« Quotidien », les journaux se suivent et se ressemblent

Capture d'écran TF1.fr

Le marketing et les teasers estivaux ont fonctionné à plein régime et à merveille, dès le matin, la toile s’était largement fait l’écho du retour à l’antenne de Yann Barthès et de son « nouveau » programme sur TMC/TF1 sobrement intitulé Quotidien. Au point d’être toujours en tête des sujets tendances de Twitter vers 21 h 00 le lundi 12 septembre 2016.

Quotidien donc, le nouveau vaisseau amiral de Yann Barthès et son équipe historique Martin Weil, Eric (Metzger) et Quentin (Margot) qui au passage se font de plus en plus un nom dans le PAF, Valentine Oberti et Vincent Dedienne (transfuges du Supplément), Panayotis Pascot, Hugo Clément… Difficile d’apprécier ce que sera et fera le programme sur la durée à l’aune de la première, mais le moins que l’on puisse dire sans enfoncer trop de portes ouvertes, c’est que la formule fonctionne toujours aussi bien, pour peu que l’on soit réceptif à l’humour potache qui côtoie les sujets plus journalistiques.

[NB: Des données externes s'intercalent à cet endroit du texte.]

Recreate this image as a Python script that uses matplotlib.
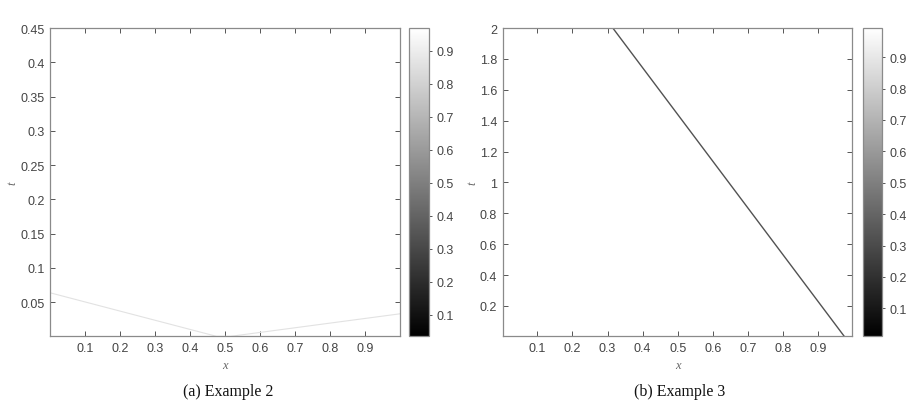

Alors oui, on sent l’émotion, le patinage dans la semoule bien compréhensible et les ratés aux effets exagérés, la machinerie est en rodage, mais n’en déplaise à Nadine Morano le postulat s’impose de lui-même : l’émission est nécessaire. Pour preuve le sujet sur la « bien-pensance » dont Nicolas Sarkozy rebat les oreilles de ses auditoires successifs conquis d’avance. Avec la démonstration (si besoin était) que la com’ pol’ a remplacé les idées lorsque Jean-Pierre Raffarin donne sa conception de la bien-pensance : « c’est souvent une stratégie de clivage, on désigne des adversaires pour cliver, mais ça mobilise et ça immobilise aussi, le rassemblement, c’est l’opposé (…) ».

Capture d'écran TF1.fr
Capture d’écran TF1.fr

Jamais aussi bon que lorsqu’il pourfend les politiques et pointe leurs postures, Yann Barthès est parfaitement à l’aise dans son rôle d’anchorman d’un concept qu’il maîtrise de bout en bout. Si la longueur du programme (1h20, coupures publicitaires obligent) peut laisser craindre des ruptures de rythme de l’émission, force est de constater que tous les ingrédients qui ont fait le succès de feu Le Petit Journal de Canal+ — à Diacritik, on a décidé de ne pas parler du Eldin Show (qui reçoit Florian Philippot le lendemain de la première de Quotidien) — sont de retour : reportages, pastilles humoristiques, musique (horrible live de La Femme soit dit en passant) et une impertinence de ton trop rare à la télévision en 2016.

Car ce qui nous a été donné à voir hier soir sur TMC/TF1 est par ailleurs édifiant quand est montrée la morgue d’un Brice Hortefeux qui ne se prive même pas de mettre en cause les journalistes, quand Nadine Morano parle de manipulation et d’émission « merdique » avec une tolérance qui n’appartient qu’à elle ou lorsque Nicolas Sarkozy utilise les mêmes armes que Marine Le Pen lorsqu’il est interrogé par un reporter : le silence et le mépris. Et les images se suffisent à elles-mêmes.

Capture d'écran TF1.fr
Capture d’écran TF1.fr

Tout l’intérêt de Quotidien réside dans ces non-dits. Dans ce que cela montre de notre époque, de la société, du langage et des mots des politiques qui doivent être analysés, décryptés (sans jeu de mot). Et le sujet n’est pas l’émission en soi, de savoir si elle sera plus indépendante ou non sur une chaîne « commerciale » (Canal+, même avant la mainmise de Vincent Bolloré, est tout aussi mercantile), de se demander si Quotidien fera mieux ou moins bien que Bienvenue à l’Hôtel, à Touche Pas à Mon Poste, aux Grand, Gros, Petit journaux en termes d’audience… Et tant pis si Quotidien a un air de déjà-vu. Le comble et le danger auraient été qu’il ne se ressemble pas.